3. Adapt your environment: your wellness routine should become the easiest choice
Changing your environment is more powerful than “finding motivation.” Studies show that the environment influences more than 40% of our daily behaviors³. Concretely:
- Keep your yoga mat visible, not stored under the bed
- Prep your healthy meals in advance
- Put distractions out of your line of sight
- Keep a notebook or a water bottle within reach, depending on your wellness routine
The brain follows ease. If your routine is visible, ready, and simple, it survives.
4. Celebrate every small win: the brain loves rewards
A wellness routine doesn’t install itself by magic. It’s reinforced through positive reinforcement. Research shows that celebrating even a small success creates a dopaminergic signal: your brain “records” the habit⁴.
Celebrating doesn’t mean giving yourself a gift:
- checking a box on a tracker
- saying “I did it today”
- savoring one minute of pause after the action
- noting your progress
How do you stay motivated in a wellness routine? By visualizing progress, even tiny ones, this is what maintains consistency.

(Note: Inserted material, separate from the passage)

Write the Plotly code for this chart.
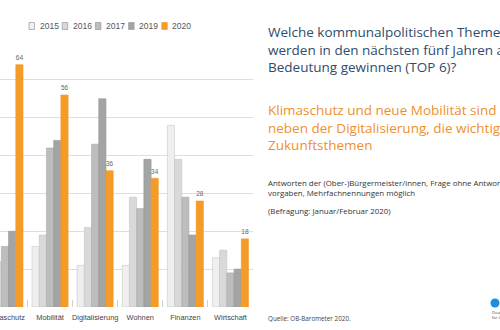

5. Don’t do it alone: social support stabilizes routines
It’s proven: a wellness routine sticks better when it’s shared. Commitment with a partner, a friend, a group, or a community significantly increases the likelihood of sticking with it⁶. Why?
- a sense of commitment
- support on difficult days
- positive momentum (you progress together)

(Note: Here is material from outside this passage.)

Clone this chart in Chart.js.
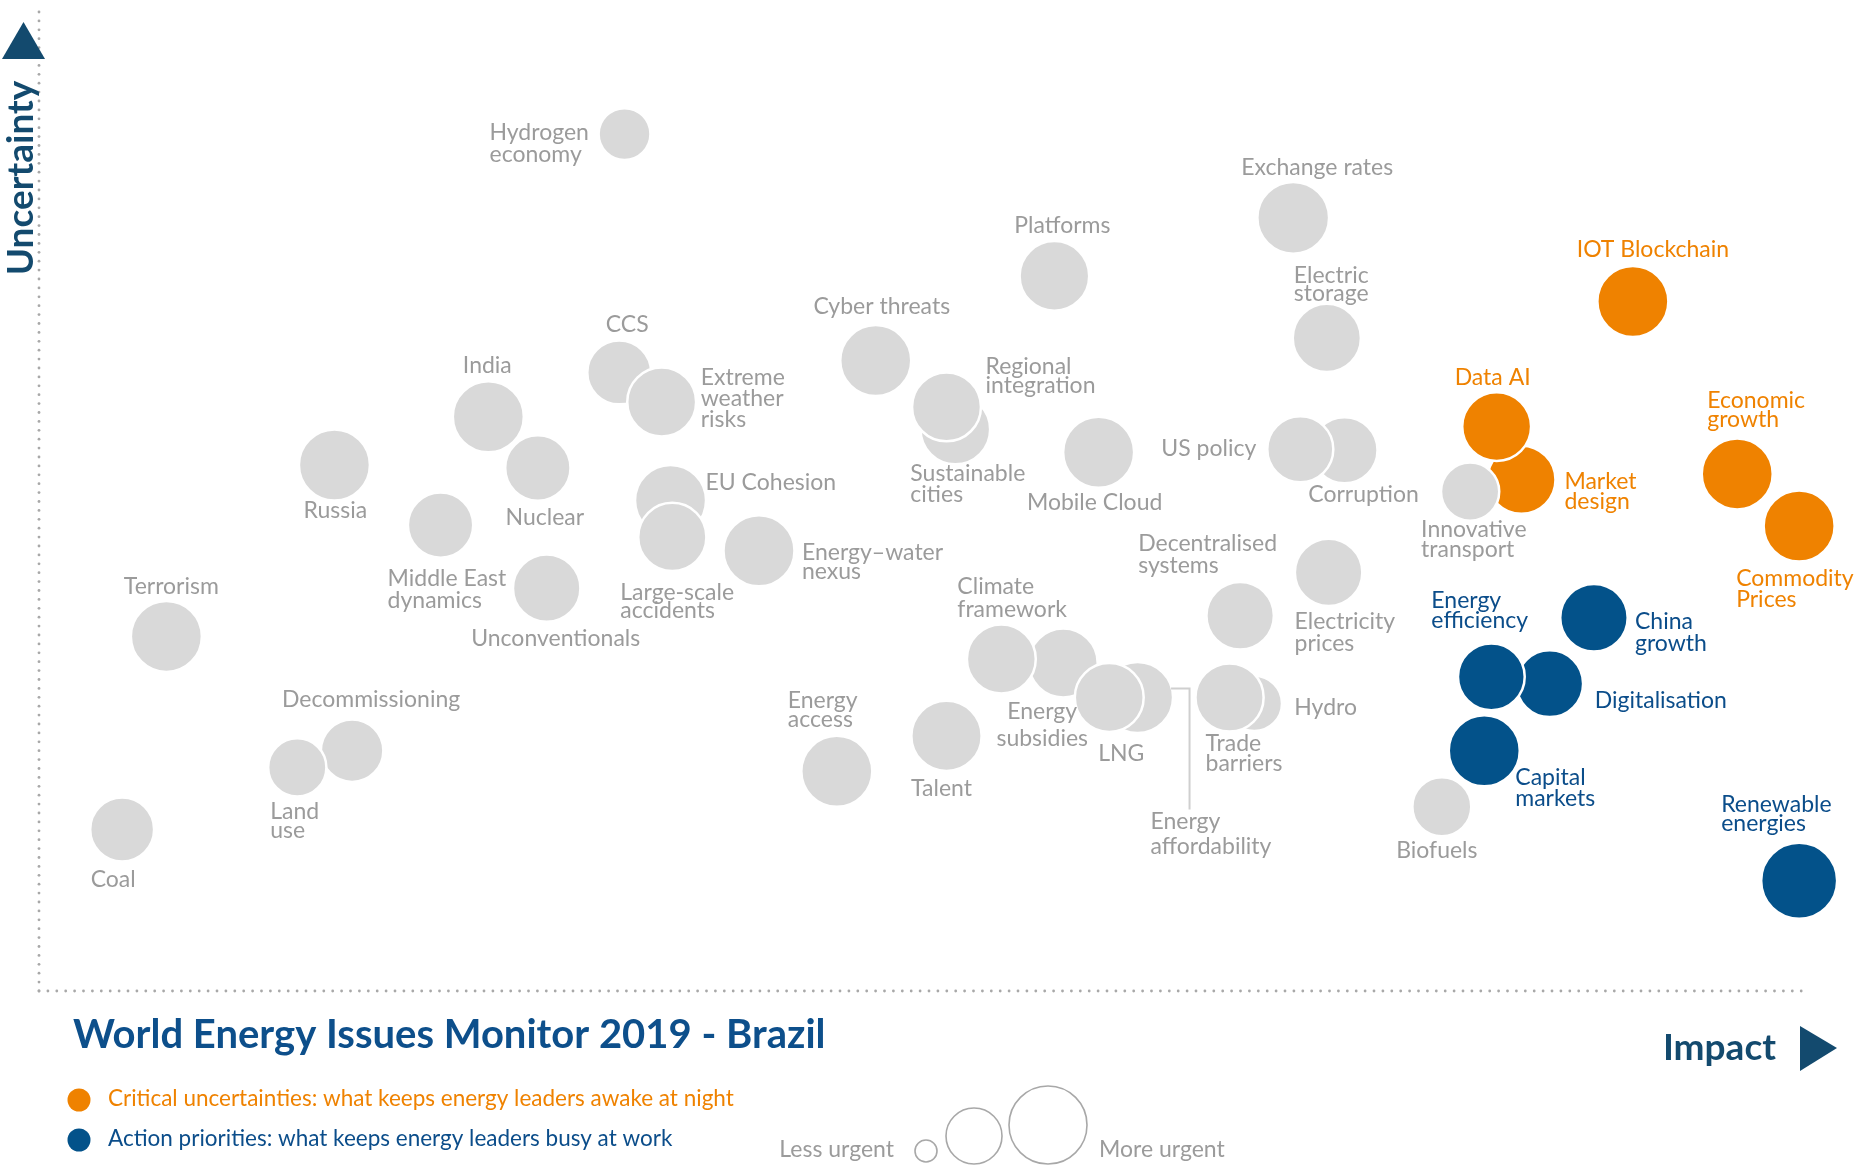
<!DOCTYPE html>
<html>
<head>
<meta charset="utf-8">
<script src="https://cdn.jsdelivr.net/npm/chart.js@4.4.1/dist/chart.umd.min.js"></script>
<style>
html,body{margin:0;padding:0;background:#fff;}
#wrap{position:relative;width:1855px;height:1165px;}
</style>
</head>
<body>
<div id="wrap"><canvas id="chart"></canvas></div>
<script>
// issues, drawn in this order (later ones sit in front)
var issues = ['Hydrogen economy','Exchange rates','Platforms','Electric storage','Cyber threats','CCS',
	'Extreme weather risks','India','Sustainable cities','Regional integration','Russia','Nuclear',
	'Middle East dynamics','Unconventionals','EU Cohesion','Large-scale accidents','Energy–water nexus',
	'Mobile Cloud','Corruption','US policy','Decentralised systems','Electricity prices','Terrorism',
	'Energy subsidies','Climate framework','Energy affordability','LNG','Hydro','Trade barriers',
	'Energy access','Talent','Decommissioning','Land use','Coal','Biofuels',
	'IOT Blockchain','Market design','Data AI','Economic growth','Commodity Prices','Innovative transport',
	'China growth','Digitalisation','Energy efficiency','Capital markets','Renewable energies'];
var impact = [33.1,70.9,57.4,72.8,47.3,32.8,
	35.2,25.4,51.8,51.3,16.7,28.2,
	22.7,28.7,35.7,35.8,40.7,
	59.9,73.8,71.3,67.9,72.9,7.2,
	57.9,54.4,62.1,60.5,68.7,67.3,
	45.1,51.3,17.7,14.6,4.7,79.3,
	90.1,83.8,82.4,96.0,99.5,80.9,
	87.9,85.4,82.1,81.7,99.5];
var uncertainty = [87.0,78.5,72.6,66.3,64.0,62.8,
	59.8,58.3,57.0,59.3,53.4,53.1,
	47.3,40.9,49.8,46.1,44.7,
	54.7,54.9,55.0,38.1,42.5,36.0,
	33.3,33.7,29.8,29.8,29.2,29.8,
	22.3,25.9,24.4,22.7,16.4,18.7,
	70.0,51.9,57.3,52.5,47.2,50.7,
	37.9,31.2,31.9,24.4,11.2];
var urgency = [7.3,10.1,9.8,9.6,10.0,9.0,
	9.7,10.0,9.8,9.7,10.0,9.2,
	9.2,9.5,10.0,9.6,10.0,
	10.0,9.3,9.3,9.5,9.5,10.0,
	9.7,9.7,10.0,9.7,7.8,9.6,
	10.0,9.9,8.8,8.2,9.0,8.3,
	10.0,9.6,9.7,10.0,10.0,8.2,
	9.5,9.4,9.4,10.0,10.7];
// 0 = other issue, 1 = critical uncertainty, 2 = action priority
var group = [0,0,0,0,0,0, 0,0,0,0,0,0, 0,0,0,0,0, 0,0,0,0,0,0, 0,0,0,0,0,0, 0,0,0,0,0,0,
	1,1,1,1,1,0, 2,2,2,2,2];

var fillColors = ['#d9d9d9','#ef8200','#03528a'];
var textColors = ['#9b9b9b','#ef8200','#0b4d8a'];
var RSCALE = 3.55; // px per urgency unit

// label placement relative to bubble centre: dx, dy, align, line height, lines
var labelLayout = {
	'Hydrogen economy':[-135,-1,'left',22,['Hydrogen','economy']],
	'Exchange rates':[24,-50,'center'],
	'Platforms':[8,-50,'center'],
	'Electric storage':[-33,-62,'left',18,['Electric','storage']],
	'Cyber threats':[6,-54,'center'],
	'CCS':[8,-48,'center'],
	'Extreme weather risks':[39,-24,'left',21,['Extreme','weather','risks']],
	'India':[-1,-51,'center'],
	'Sustainable cities':[-45,44,'left',21,['Sustainable','cities']],
	'Regional integration':[39,-40,'left',19,['Regional','integration']],
	'Russia':[1,46,'center'],
	'Nuclear':[7,50,'center'],
	'Middle East dynamics':[-53,53,'left',22,['Middle East','dynamics']],
	'Unconventionals':[9,50,'center'],
	'EU Cohesion':[35,-18,'left'],
	'Large-scale accidents':[-52,56,'left',18,['Large-scale','accidents']],
	'Energy–water nexus':[43,2,'left',19,['Energy–water','nexus']],
	'Mobile Cloud':[-4,50,'center'],
	'Corruption':[19,44,'center'],
	'US policy':[-44,-1,'right'],
	'Decentralised systems':[-102,-72,'left',22,['Decentralised','systems']],
	'Electricity prices':[-34,49,'left',22,['Electricity','prices']],
	'Terrorism':[5,-50,'center'],
	'Energy subsidies':[-21,49,'center',27,['Energy','subsidies']],
	'Climate framework':[-44,-72,'left',23,['Climate','framework']],
	'Energy affordability':[13,124,'left',25,['Energy','affordability']],
	'LNG':[12,56,'center'],
	'Hydro':[40,4,'left'],
	'Trade barriers':[-24,46,'left',20,['Trade','barriers']],
	'Energy access':[-49,-71,'left',19,['Energy','access']],
	'Talent':[-5,53,'center'],
	'Decommissioning':[19,-51,'center'],
	'Land use':[-27,44,'left',19,['Land','use']],
	'Coal':[-9,50,'center'],
	'Biofuels':[-5,44,'center'],
	'IOT Blockchain':[20,-52,'center'],
	'Market design':[43,2,'left',20,['Market','design']],
	'Data AI':[-4,-49,'center'],
	'Economic growth':[-30,-73,'left',19,['Economic','growth']],
	'Commodity Prices':[-63,52,'left',21,['Commodity','Prices']],
	'Innovative transport':[-49,38,'left',20,['Innovative','transport']],
	'China growth':[41,4,'left',22,['China','growth']],
	'Digitalisation':[45,17,'left'],
	'Energy efficiency':[-60,-76,'left',20,['Energy','efficiency']],
	'Capital markets':[31,27,'left',21,['Capital','markets']],
	'Renewable energies':[-78,-76,'left',19,['Renewable','energies']]
};

var points = issues.map(function(n, i){
	return {x: impact[i], y: uncertainty[i], r: urgency[i] * RSCALE};
});

var FONT = 'Lato, "Open Sans", sans-serif';

function dotted(ctx, x1, y1, x2, y2, step){
	var len = Math.hypot(x2 - x1, y2 - y1), n = Math.floor(len / step);
	for (var k = 0; k <= n; k++) {
		var t = k * step / len;
		ctx.beginPath();
		ctx.arc(x1 + (x2 - x1) * t, y1 + (y2 - y1) * t, 1.4, 0, Math.PI * 2);
		ctx.fill();
	}
}

var decor = {
	id: 'decor',
	beforeDatasetsDraw: function(chart){
		var ctx = chart.ctx, a = chart.chartArea;
		ctx.save();
		ctx.fillStyle = '#a8a8a8';
		dotted(ctx, a.left, a.bottom, a.left, a.top, 8.9);
		dotted(ctx, a.left, a.bottom, a.right, a.bottom, 8.9);
		ctx.restore();
	},
	afterDatasetsDraw: function(chart){
		var ctx = chart.ctx, a = chart.chartArea;
		var meta = chart.getDatasetMeta(0);
		ctx.save();
		ctx.textBaseline = 'middle';
		ctx.font = '23px ' + FONT;
		meta.data.forEach(function(pt, i){
			var lay = labelLayout[issues[i]];
			var lines = lay[4] || [issues[i]];
			ctx.fillStyle = textColors[group[i]];
			ctx.textAlign = lay[2];
			lines.forEach(function(t, k){
				ctx.fillText(t, pt.x + lay[0], pt.y + lay[1] + k * (lay[3] || 21));
			});
			if (issues[i] === 'Energy affordability') {
				var r = points[i].r;
				ctx.strokeStyle = '#cfcfcf';
				ctx.lineWidth = 2;
				ctx.beginPath();
				ctx.moveTo(pt.x + r - 2, pt.y - 9);
				ctx.lineTo(pt.x + 52, pt.y - 9);
				ctx.lineTo(pt.x + 52, pt.y + 112);
				ctx.stroke();
			}
		});

		// axis arrows and titles
		ctx.fillStyle = '#134a6e';
		ctx.beginPath();
		ctx.moveTo(2, 59); ctx.lineTo(45, 59); ctx.lineTo(23.5, 22); ctx.closePath(); ctx.fill();
		ctx.beginPath();
		ctx.moveTo(1800, 1026); ctx.lineTo(1837, 1048); ctx.lineTo(1800, 1071); ctx.closePath(); ctx.fill();

		ctx.save();
		ctx.translate(21, 178);
		ctx.rotate(-Math.PI / 2);
		ctx.font = 'bold 37px ' + FONT;
		ctx.textAlign = 'center';
		ctx.fillText('Uncertainty', 0, 0);
		ctx.restore();

		ctx.font = 'bold 37px ' + FONT;
		ctx.textAlign = 'right';
		ctx.fillText('Impact', 1776, 1048);

		// title
		ctx.fillStyle = '#0d4f8b';
		ctx.textAlign = 'left';
		ctx.font = 'bold 40px ' + FONT;
		ctx.fillText('World Energy Issues Monitor 2019 - Brazil', 73, 1035);

		// colour legend
		ctx.font = '22.5px ' + FONT;
		ctx.fillStyle = fillColors[1];
		ctx.beginPath(); ctx.arc(79, 1100, 11.5, 0, Math.PI * 2); ctx.fill();
		ctx.fillText('Critical uncertainties: what keeps energy leaders awake at night', 108, 1099);
		ctx.fillStyle = fillColors[2];
		ctx.beginPath(); ctx.arc(79, 1140, 11.5, 0, Math.PI * 2); ctx.fill();
		ctx.fillStyle = '#0b4d8a';
		ctx.fillText('Action priorities: what keeps energy leaders busy at work', 108, 1139);

		// size legend
		ctx.fillStyle = '#9b9b9b';
		ctx.font = '23px ' + FONT;
		ctx.textAlign = 'right';
		ctx.fillText('Less urgent', 894, 1150);
		ctx.textAlign = 'left';
		ctx.fillText('More urgent', 1099, 1150);
		ctx.strokeStyle = '#a8a8a8';
		ctx.lineWidth = 1.6;
		[[926, 1151, 11], [974, 1136, 28], [1048, 1125, 39]].forEach(function(c){
			ctx.beginPath(); ctx.arc(c[0], c[1], c[2], 0, Math.PI * 2); ctx.stroke();
		});
		ctx.restore();
	}
};

new Chart(document.getElementById('chart'), {
	type: 'bubble',
	data: {
		datasets: [{
			data: points,
			clip: false,
			backgroundColor: group.map(function(g){ return fillColors[g]; }),
			borderColor: '#ffffff',
			borderWidth: 2.5,
			hoverBorderWidth: 2.5
		}]
	},
	options: {
		responsive: true,
		maintainAspectRatio: false,
		animation: false,
		events: [],
		layout: {autoPadding: false, padding: {left: 39, right: 47, top: 6, bottom: 174}},
		plugins: {legend: {display: false}, tooltip: {enabled: false}},
		scales: {
			x: {type: 'linear', min: 0, max: 100, display: false},
			y: {type: 'linear', min: 0, max: 100, display: false}
		}
	},
	plugins: [decor]
});
</script>
</body>
</html>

- gentle, motivating pressure
But be careful: the environment must stay positive. Someone who induces guilt or gives up can pull you down with them.
6. Choose the right moment: the “fresh start” effect makes it easier to adopt a wellness routine
Research in psychology shows that certain moments create a natural mental opening for changing habits⁷:
- back-to-school periods
- a new season
- moving
- the start of a week or a month
- a change in your personal or professional life
These are moments when the brain more easily accepts a “new chapter.” Not a miracle, but an accelerator, when combined with the other levers.

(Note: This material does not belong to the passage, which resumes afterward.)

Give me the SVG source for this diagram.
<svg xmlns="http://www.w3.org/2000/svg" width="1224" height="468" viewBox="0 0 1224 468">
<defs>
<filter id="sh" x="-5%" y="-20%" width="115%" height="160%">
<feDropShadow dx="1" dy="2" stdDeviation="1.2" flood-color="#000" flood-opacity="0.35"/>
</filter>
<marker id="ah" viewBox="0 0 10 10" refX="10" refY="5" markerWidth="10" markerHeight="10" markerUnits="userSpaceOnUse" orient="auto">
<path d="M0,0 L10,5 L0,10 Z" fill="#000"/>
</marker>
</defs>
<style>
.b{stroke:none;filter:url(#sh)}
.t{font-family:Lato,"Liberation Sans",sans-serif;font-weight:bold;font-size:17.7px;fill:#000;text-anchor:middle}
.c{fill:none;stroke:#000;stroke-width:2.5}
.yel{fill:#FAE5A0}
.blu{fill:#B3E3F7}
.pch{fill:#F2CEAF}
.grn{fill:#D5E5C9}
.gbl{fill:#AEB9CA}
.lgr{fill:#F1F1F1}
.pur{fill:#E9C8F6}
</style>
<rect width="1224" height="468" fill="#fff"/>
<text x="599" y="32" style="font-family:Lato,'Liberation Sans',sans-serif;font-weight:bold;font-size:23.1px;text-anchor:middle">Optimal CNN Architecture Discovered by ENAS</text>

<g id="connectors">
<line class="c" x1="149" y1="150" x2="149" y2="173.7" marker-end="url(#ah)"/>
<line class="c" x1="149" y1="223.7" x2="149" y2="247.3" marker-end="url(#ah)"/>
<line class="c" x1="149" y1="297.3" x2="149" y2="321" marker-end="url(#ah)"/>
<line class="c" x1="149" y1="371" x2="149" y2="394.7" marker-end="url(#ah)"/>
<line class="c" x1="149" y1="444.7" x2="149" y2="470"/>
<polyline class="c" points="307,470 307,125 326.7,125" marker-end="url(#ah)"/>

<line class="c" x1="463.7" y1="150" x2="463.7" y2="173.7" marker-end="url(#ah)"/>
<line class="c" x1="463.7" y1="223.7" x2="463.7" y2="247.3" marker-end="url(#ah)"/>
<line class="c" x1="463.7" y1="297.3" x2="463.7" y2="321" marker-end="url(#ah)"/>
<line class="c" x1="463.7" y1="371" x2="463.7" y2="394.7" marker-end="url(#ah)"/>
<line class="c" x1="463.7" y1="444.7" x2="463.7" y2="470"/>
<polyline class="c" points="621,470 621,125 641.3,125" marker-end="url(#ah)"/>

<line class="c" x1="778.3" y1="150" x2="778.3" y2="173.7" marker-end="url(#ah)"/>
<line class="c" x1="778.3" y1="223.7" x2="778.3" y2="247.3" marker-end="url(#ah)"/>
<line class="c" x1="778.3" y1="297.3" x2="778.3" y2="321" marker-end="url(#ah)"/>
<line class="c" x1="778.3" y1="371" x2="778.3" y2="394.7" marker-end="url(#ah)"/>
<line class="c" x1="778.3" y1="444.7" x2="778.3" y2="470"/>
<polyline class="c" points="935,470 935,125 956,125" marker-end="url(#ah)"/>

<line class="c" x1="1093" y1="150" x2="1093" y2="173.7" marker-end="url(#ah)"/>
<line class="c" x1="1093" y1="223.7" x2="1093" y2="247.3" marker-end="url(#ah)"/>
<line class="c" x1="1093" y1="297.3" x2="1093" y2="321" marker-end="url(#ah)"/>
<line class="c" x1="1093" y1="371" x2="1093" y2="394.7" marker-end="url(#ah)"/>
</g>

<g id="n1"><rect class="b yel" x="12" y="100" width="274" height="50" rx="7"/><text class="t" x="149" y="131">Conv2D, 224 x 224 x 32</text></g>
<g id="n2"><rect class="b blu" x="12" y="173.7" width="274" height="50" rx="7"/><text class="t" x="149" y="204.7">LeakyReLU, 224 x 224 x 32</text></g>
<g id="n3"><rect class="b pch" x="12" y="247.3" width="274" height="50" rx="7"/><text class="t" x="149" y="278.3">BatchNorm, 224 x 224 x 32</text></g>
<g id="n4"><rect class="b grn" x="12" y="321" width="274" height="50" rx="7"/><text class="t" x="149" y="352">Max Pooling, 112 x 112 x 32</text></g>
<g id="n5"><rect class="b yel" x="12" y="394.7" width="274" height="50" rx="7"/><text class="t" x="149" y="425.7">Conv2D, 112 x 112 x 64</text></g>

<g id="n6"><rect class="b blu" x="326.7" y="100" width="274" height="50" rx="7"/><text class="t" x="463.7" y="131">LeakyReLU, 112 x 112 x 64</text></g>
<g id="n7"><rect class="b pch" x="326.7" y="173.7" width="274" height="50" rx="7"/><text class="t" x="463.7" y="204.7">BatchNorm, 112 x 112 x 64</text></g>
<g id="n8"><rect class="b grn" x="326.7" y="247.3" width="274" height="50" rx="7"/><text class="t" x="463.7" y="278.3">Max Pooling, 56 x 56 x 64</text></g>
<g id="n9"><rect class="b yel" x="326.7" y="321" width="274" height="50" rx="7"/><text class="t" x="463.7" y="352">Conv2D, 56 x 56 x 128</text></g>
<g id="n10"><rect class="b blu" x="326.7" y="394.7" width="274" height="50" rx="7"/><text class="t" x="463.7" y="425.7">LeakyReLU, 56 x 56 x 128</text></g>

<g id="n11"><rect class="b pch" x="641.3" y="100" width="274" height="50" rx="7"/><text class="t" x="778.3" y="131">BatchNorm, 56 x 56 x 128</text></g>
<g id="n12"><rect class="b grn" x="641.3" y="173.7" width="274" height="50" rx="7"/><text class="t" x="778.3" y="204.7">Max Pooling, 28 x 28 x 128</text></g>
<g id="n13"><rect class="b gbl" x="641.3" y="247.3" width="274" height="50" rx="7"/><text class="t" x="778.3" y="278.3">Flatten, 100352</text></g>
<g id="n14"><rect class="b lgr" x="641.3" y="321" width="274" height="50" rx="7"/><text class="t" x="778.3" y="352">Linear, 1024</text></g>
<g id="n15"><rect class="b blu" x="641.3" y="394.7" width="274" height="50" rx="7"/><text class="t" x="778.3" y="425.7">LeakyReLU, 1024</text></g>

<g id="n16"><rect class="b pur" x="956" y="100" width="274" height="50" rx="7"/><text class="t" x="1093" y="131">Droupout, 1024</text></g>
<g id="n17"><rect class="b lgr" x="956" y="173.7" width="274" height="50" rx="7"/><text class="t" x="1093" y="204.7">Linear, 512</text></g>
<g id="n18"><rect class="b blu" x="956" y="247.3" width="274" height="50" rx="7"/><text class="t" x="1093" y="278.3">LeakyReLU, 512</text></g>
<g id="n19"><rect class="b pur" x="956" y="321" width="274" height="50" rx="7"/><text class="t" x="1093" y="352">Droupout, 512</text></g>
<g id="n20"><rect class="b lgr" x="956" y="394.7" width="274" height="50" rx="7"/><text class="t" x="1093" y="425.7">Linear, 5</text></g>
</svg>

7. Focus on consistency rather than perfection
All major studies on habit formation agree on one thing: it’s not intensity that creates a sustainable wellness routine, but repetition⁸. Don’t aim for perfection. Aim for showing up.
- A short session > no session.
- One missed day = normal. Two days in a row = to be avoided.
- What matters isn’t “doing a lot,” but “doing it often.”
Your brain doesn’t remember exceptional effort. It remembers regularity. The key to a lasting wellness routine? Repeated simplicity, not complicated motivation.